The task
Can you write out every line from the start of the records below through the line containing "if (!canvas) return;", leaving out any pictures?

Records from a data source
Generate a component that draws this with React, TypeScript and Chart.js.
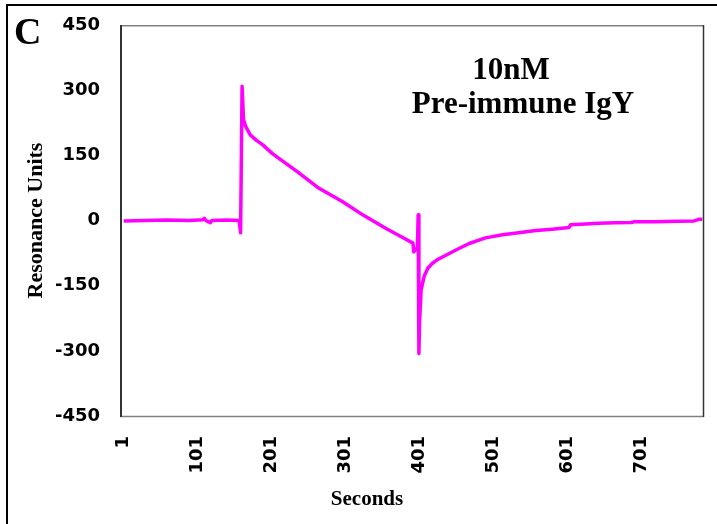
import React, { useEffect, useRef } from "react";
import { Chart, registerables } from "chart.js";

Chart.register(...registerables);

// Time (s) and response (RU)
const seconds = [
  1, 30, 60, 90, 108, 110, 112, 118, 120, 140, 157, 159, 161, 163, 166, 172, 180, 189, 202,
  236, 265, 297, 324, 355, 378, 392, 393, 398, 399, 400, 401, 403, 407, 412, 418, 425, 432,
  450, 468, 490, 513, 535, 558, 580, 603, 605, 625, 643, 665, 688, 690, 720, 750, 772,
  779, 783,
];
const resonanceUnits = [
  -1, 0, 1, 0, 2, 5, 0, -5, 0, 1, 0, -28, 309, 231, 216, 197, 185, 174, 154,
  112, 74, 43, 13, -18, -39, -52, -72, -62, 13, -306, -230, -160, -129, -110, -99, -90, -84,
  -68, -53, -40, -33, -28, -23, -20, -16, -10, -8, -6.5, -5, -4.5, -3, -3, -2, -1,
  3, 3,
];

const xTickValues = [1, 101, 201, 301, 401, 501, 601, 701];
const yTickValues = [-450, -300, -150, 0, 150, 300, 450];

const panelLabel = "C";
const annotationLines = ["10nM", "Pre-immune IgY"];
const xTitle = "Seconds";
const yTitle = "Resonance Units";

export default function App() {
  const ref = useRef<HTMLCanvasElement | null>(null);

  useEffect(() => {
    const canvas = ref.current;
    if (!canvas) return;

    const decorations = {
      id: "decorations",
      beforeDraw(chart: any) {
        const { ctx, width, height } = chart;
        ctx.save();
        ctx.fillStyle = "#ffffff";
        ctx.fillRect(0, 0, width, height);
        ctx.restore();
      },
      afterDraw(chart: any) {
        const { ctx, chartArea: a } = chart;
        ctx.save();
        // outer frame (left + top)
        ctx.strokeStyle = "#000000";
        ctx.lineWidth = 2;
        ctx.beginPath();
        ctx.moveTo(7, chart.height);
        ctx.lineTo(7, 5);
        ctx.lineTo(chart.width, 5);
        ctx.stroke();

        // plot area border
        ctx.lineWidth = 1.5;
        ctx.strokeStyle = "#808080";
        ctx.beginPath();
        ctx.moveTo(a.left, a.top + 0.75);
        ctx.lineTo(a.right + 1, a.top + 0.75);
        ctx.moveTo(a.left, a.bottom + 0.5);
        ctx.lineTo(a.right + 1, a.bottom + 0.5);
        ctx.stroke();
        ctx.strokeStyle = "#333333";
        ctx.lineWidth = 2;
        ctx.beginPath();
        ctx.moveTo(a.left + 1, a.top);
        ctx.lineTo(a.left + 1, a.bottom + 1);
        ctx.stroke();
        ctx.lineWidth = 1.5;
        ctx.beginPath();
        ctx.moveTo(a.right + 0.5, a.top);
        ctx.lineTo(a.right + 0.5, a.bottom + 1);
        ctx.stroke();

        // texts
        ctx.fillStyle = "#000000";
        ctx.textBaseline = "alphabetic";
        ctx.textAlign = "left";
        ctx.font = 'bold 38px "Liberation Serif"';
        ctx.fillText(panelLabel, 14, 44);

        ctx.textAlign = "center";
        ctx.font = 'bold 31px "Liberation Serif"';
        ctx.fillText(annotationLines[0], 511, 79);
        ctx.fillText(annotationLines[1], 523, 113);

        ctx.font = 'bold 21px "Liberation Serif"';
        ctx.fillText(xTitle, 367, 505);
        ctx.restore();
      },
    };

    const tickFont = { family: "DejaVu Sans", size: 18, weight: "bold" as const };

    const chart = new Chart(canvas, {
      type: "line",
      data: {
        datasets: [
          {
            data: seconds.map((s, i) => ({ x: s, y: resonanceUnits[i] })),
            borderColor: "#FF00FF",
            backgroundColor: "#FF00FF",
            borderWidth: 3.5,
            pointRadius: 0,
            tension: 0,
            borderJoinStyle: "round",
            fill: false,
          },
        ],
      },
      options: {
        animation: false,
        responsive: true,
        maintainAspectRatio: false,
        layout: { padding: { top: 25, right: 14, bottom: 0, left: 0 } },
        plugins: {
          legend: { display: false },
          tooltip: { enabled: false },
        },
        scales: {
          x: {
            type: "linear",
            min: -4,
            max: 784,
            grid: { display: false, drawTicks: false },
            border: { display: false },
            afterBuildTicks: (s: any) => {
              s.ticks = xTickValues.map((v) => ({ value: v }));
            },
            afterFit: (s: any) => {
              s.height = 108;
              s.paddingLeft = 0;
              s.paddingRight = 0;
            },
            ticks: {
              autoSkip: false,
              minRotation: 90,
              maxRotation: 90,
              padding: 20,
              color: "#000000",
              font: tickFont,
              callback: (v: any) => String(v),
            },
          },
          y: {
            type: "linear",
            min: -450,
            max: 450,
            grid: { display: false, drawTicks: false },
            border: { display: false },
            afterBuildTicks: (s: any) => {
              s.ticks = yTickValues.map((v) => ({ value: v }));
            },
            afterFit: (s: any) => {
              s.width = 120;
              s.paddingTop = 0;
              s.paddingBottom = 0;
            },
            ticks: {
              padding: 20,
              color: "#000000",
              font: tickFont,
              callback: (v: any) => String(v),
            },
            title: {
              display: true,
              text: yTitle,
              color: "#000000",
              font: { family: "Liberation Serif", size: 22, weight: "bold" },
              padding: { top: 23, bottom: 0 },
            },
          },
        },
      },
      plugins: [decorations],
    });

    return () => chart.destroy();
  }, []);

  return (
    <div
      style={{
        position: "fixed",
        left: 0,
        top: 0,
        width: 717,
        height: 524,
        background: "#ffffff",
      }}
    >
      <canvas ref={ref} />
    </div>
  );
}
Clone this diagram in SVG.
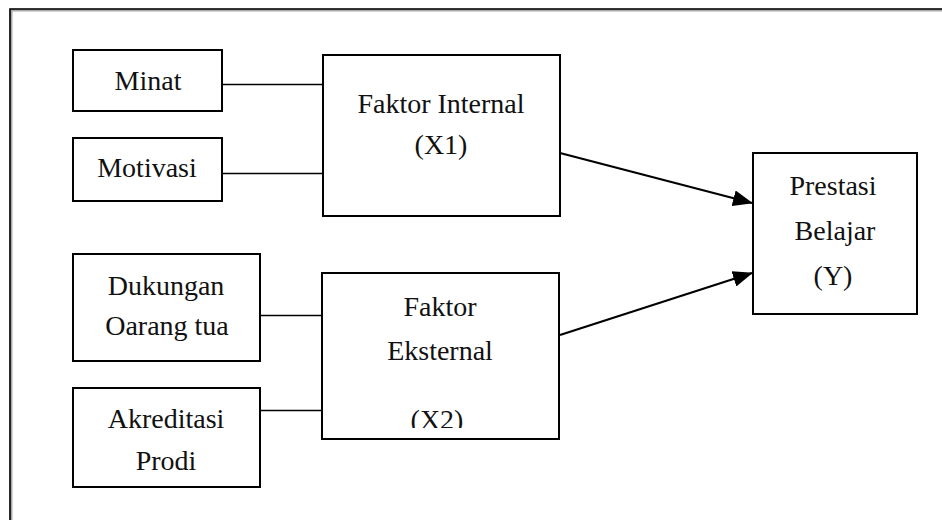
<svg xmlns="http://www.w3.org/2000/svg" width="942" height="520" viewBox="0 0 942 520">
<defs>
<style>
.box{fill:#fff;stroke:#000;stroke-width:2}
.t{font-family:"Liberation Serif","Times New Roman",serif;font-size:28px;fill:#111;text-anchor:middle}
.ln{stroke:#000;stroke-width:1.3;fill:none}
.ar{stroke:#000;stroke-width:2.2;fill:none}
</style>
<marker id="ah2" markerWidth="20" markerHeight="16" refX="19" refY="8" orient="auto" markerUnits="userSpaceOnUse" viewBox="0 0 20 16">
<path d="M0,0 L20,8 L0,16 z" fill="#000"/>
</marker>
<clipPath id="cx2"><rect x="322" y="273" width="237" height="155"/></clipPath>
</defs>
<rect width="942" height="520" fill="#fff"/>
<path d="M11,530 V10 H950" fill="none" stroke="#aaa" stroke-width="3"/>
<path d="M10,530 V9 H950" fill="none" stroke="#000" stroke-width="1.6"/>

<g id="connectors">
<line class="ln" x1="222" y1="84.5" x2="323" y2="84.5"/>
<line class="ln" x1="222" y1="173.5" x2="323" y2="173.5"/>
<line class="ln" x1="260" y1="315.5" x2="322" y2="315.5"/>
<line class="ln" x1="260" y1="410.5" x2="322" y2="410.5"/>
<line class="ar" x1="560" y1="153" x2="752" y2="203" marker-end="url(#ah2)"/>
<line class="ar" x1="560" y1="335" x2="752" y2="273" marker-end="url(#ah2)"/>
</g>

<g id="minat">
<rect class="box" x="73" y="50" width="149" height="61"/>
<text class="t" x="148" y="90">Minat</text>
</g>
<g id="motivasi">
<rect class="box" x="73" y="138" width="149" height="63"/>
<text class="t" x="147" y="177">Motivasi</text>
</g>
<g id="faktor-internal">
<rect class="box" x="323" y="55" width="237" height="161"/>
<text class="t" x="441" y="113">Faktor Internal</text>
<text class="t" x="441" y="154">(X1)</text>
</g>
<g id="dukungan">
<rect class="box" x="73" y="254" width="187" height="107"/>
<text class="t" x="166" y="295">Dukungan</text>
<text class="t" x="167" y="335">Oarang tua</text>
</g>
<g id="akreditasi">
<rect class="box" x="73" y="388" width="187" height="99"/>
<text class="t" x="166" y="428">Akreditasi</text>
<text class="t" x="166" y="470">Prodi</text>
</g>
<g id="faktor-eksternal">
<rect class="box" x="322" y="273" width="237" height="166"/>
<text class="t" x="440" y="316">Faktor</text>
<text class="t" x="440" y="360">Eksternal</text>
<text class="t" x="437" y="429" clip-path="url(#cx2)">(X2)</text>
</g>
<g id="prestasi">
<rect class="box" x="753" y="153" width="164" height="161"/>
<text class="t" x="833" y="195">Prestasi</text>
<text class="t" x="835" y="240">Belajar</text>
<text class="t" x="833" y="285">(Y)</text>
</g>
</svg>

Task answer
Generate a component that draws this with React, TypeScript and Chart.js.
import React, { useEffect, useRef } from "react";
import { Chart, registerables } from "chart.js";

Chart.register(...registerables);

// Time (s) and response (RU)
const seconds = [
  1, 30, 60, 90, 108, 110, 112, 118, 120, 140, 157, 159, 161, 163, 166, 172, 180, 189, 202,
  236, 265, 297, 324, 355, 378, 392, 393, 398, 399, 400, 401, 403, 407, 412, 418, 425, 432,
  450, 468, 490, 513, 535, 558, 580, 603, 605, 625, 643, 665, 688, 690, 720, 750, 772,
  779, 783,
];
const resonanceUnits = [
  -1, 0, 1, 0, 2, 5, 0, -5, 0, 1, 0, -28, 309, 231, 216, 197, 185, 174, 154,
  112, 74, 43, 13, -18, -39, -52, -72, -62, 13, -306, -230, -160, -129, -110, -99, -90, -84,
  -68, -53, -40, -33, -28, -23, -20, -16, -10, -8, -6.5, -5, -4.5, -3, -3, -2, -1,
  3, 3,
];

const xTickValues = [1, 101, 201, 301, 401, 501, 601, 701];
const yTickValues = [-450, -300, -150, 0, 150, 300, 450];

const panelLabel = "C";
const annotationLines = ["10nM", "Pre-immune IgY"];
const xTitle = "Seconds";
const yTitle = "Resonance Units";

export default function App() {
  const ref = useRef<HTMLCanvasElement | null>(null);

  useEffect(() => {
    const canvas = ref.current;
    if (!canvas) return;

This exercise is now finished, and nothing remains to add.